Horse-Trading Could Change Balance of Power in Dutch Senate

The government could still be vulnerable if opposition parties play their cards right.

Mark Rutte
Dutch prime minister Mark Rutte is received by Jan Peumans, the speakers of the Flemish parliament, in Brussels, October 15, 2015 (Vlaams Parlement)

A week ago, it looked like the ruling parties in the Netherlands had managed to contain their losses in midterm elections.

Although three of the four parties that share power lost support, and the far right posted its best result to date, the government was not expected to become completely dependent on any one opposition party in the Senate.

Now it might after all.

Murky

Prime Minister Mark Rutte’s center-right coalition was projected to lose seven seats in the Senate, going down to 31. 38 are needed for a majority.

Prognosticators said either Labor, with seven seats, or the Greens, with eight, could give him a majority.

(So could Forum for Democracy, with ten projected seats, but that party is so far to the right that others are unlikely to make deals with it.)

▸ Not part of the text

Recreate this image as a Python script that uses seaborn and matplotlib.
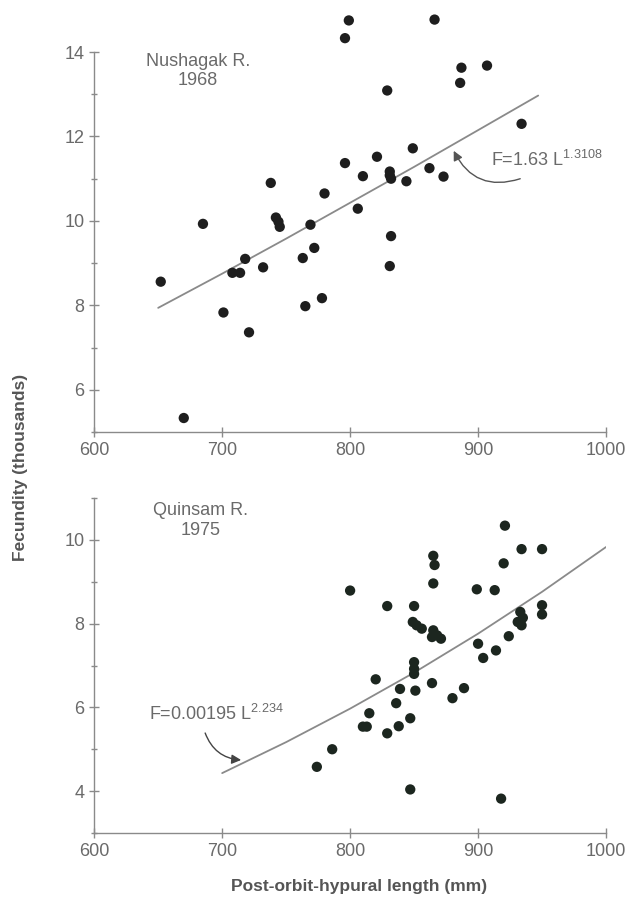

Now that the full results are in, the picture looks murkier.

Horse-trading

Dutch voters did not actually elect the Senate last Wednesday. They elected provincial deputies (and, in the Caribbean Netherlands, special electors) who will elect the new Senate in May.

Those provincial deputies typically vote for their own party, but in some cases they might be persuaded to vote for an ally if they have votes left over.

Let’s say it takes ten deputies to win a seat in the Senate. In a given province, the Christian Democrats may have fourteen, Labor twelve and the Greens four. If all thirty deputies vote for their own party, the Christian Democrats would end up with two seats, Labor with one and the Greens with none. But if those four Green party deputies vote for Labor instead, or two of Labor’s deputies vote for the Greens, either left-wing party could win an additional seats at the Christian Democrats’ expense.

Political scientists estimate that as many as eight of the 75 seats in the Senate could change hands as a result of such horse-trading.

Kingmakers

The outcome could make all the difference for Rutte’s coalition.

The ruling parties are already in talks with Labor about pension reform. Employers and trade unions, who jointly manage half of the Dutch pension system, have failed to reach a consensus, leaving it up to the government to make changes. It wants to introduce more choice for workers, who are currently tied to whatever pension fund has been assigned to their industry. Labor is not opposed per se, but it is wary of further increases in the retirement age, especially for low-skilled workers.

The Greens support Rutte’s climate plan, which would see the Netherlands meet the goals of the Paris Agreement. But if they become kingmakers in the Senate, they might demand even more concessions, which could cause Rutte’s liberals to lose even more supporters to the far right.